What you need to do = Starting at the first line of the listing below, repeat each line up to and including the one containing "import numpy as np". Leave out pictures.

Supplied material =
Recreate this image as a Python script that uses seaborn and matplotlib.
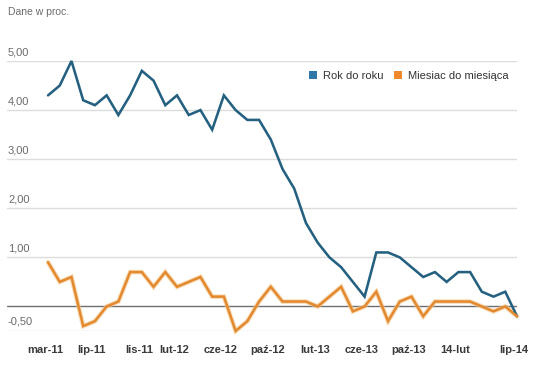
import matplotlib
matplotlib.use("Agg")
import matplotlib.pyplot as plt
import matplotlib.transforms as mtransforms
from matplotlib.patches import Patch
import seaborn as sns
import pandas as pd
import numpy as np

# ---- data ----
months = [
    "2011-03", "2011-04", "2011-05", "2011-06", "2011-07", "2011-08", "2011-09", "2011-10", "2011-11", "2011-12",
    "2012-01", "2012-02", "2012-03", "2012-04", "2012-05", "2012-06", "2012-07", "2012-08", "2012-09", "2012-10",
    "2012-11", "2012-12", "2013-01", "2013-02", "2013-03", "2013-04", "2013-05", "2013-06", "2013-07", "2013-08",
    "2013-09", "2013-10", "2013-11", "2013-12", "2014-01", "2014-02", "2014-03", "2014-04", "2014-05", "2014-06",
    "2014-07",
]
rok_do_roku = [
    4.3, 4.5, 5.0, 4.2, 4.1, 4.3, 3.9, 4.3, 4.8, 4.6,
    4.1, 4.3, 3.9, 4.0, 3.6, 4.3, 4.0, 3.8, 3.8, 3.4,
    2.8, 2.4, 1.7, 1.3, 1.0, 0.8, 0.5, 0.2, 1.1, 1.1,
    1.0, 0.8, 0.6, 0.7, 0.5, 0.7, 0.7, 0.3, 0.2, 0.3,
    -0.2,
]
miesiac_do_miesiaca = [
    0.9, 0.5, 0.6, -0.4, -0.3, 0.0, 0.1, 0.7, 0.7, 0.4,
    0.7, 0.4, 0.5, 0.6, 0.2, 0.2, -0.5, -0.3, 0.1, 0.4,
    0.1, 0.1, 0.1, 0.0, 0.2, 0.4, -0.1, 0.0, 0.3, -0.3,
    0.1, 0.2, -0.2, 0.1, 0.1, 0.1, 0.1, 0.0, -0.1, 0.0,
    -0.2,
]
tick_months = ["2011-03", "2011-07", "2011-11", "2012-02", "2012-06", "2012-10",
               "2013-02", "2013-06", "2013-10", "2014-02", "2014-07"]
tick_labels = ["mar-11", "lip-11", "lis-11", "lut-12", "cze-12", "paź-12",
               "lut-13", "cze-13", "paź-13", "14-lut", "lip-14"]
y_ticks = [5.0, 4.0, 3.0, 2.0, 1.0, -0.5]
y_tick_labels = ["5,00", "4,00", "3,00", "2,00", "1,00", "-0,50"]
series_names = ["Rok do roku", "Miesiac do miesiąca"]

line_colors = ["#24607f", "#e38a30"]
legend_colors = ["#2f78a8", "#f0892b"]

# ---- build frame ----
idx = list(range(len(months)))
df = pd.DataFrame({
    "i": idx * 2,
    "value": rok_do_roku + miesiac_do_miesiaca,
    "series": [series_names[0]] * len(months) + [series_names[1]] * len(months),
})

sns.set_theme(style="white")
plt.rcParams["font.family"] = ["Liberation Sans", "DejaVu Sans"]

fig = plt.figure(figsize=(5.4, 3.65), dpi=100)
ax = fig.add_axes([7 / 540, 1 - 331 / 365, (517 - 7) / 540, (331 - 61) / 365])

# grid lines
for yv in y_ticks:
    ax.axhline(yv, color="#dcdcdc", lw=1.0, zorder=0)
ax.axhline(0, color="#6e6e6e", lw=1.0, zorder=1)

# glow for orange
ax.plot(idx, miesiac_do_miesiaca, color="#f6c98f", lw=3.4, alpha=0.6, zorder=2,
        solid_joinstyle="miter", clip_on=False)

sns.lineplot(data=df, x="i", y="value", hue="series", palette=line_colors,
             hue_order=series_names, linewidth=1.85, ax=ax, legend=False,
             zorder=3, clip_on=False)
for ln in ax.get_lines():
    ln.set_solid_joinstyle("miter")

ax.set_xlim(-3.5, len(months) - 1)
ax.set_ylim(-0.5, 5.0)
for s in ax.spines.values():
    s.set_visible(False)

ax.set_yticks([])
trans = mtransforms.blended_transform_factory(ax.transAxes, ax.transData)
shift_up = mtransforms.ScaledTranslation(1 / 100, 4 / 100, fig.dpi_scale_trans)
for yv, lab in zip(y_ticks, y_tick_labels):
    ax.text(0.0, yv, lab, transform=trans + shift_up, ha="left", va="bottom",
            fontsize=8, color="#6b6b6b")

tick_pos = [months.index(m) for m in tick_months]
ax.set_xticks(tick_pos)
ax.set_xticklabels(tick_labels, fontsize=8, fontweight="bold", color="#3a3a3a")
ax.tick_params(axis="x", length=0, pad=10)
shift_left = mtransforms.ScaledTranslation(-3 / 100, 0, fig.dpi_scale_trans)
for lab in ax.get_xticklabels():
    lab.set_transform(lab.get_transform() + shift_left)
ax.set_xlabel("")
ax.set_ylabel("")

fig.text(8 / 540, 1 - 12 / 365, "Dane w proc.", fontsize=7.5, color="#6b6b6b",
         ha="left", va="center")

handles = [Patch(facecolor=c, edgecolor="none") for c in legend_colors]
leg = fig.legend(handles, series_names, loc="center left",
                 bbox_to_anchor=(303 / 540, 1 - 76 / 365), ncol=2, frameon=False,
                 fontsize=8, handlelength=0.75, handleheight=0.75, handletextpad=0.55,
                 columnspacing=0.9, borderpad=0)
for t in leg.get_texts():
    t.set_color("#333333")

fig.savefig("out.png", dpi=100, facecolor="white")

Task response =
Recreate this image as a Python script that uses seaborn and matplotlib.
import matplotlib
matplotlib.use("Agg")
import matplotlib.pyplot as plt
import matplotlib.transforms as mtransforms
from matplotlib.patches import Patch
import seaborn as sns
import pandas as pd
import numpy as np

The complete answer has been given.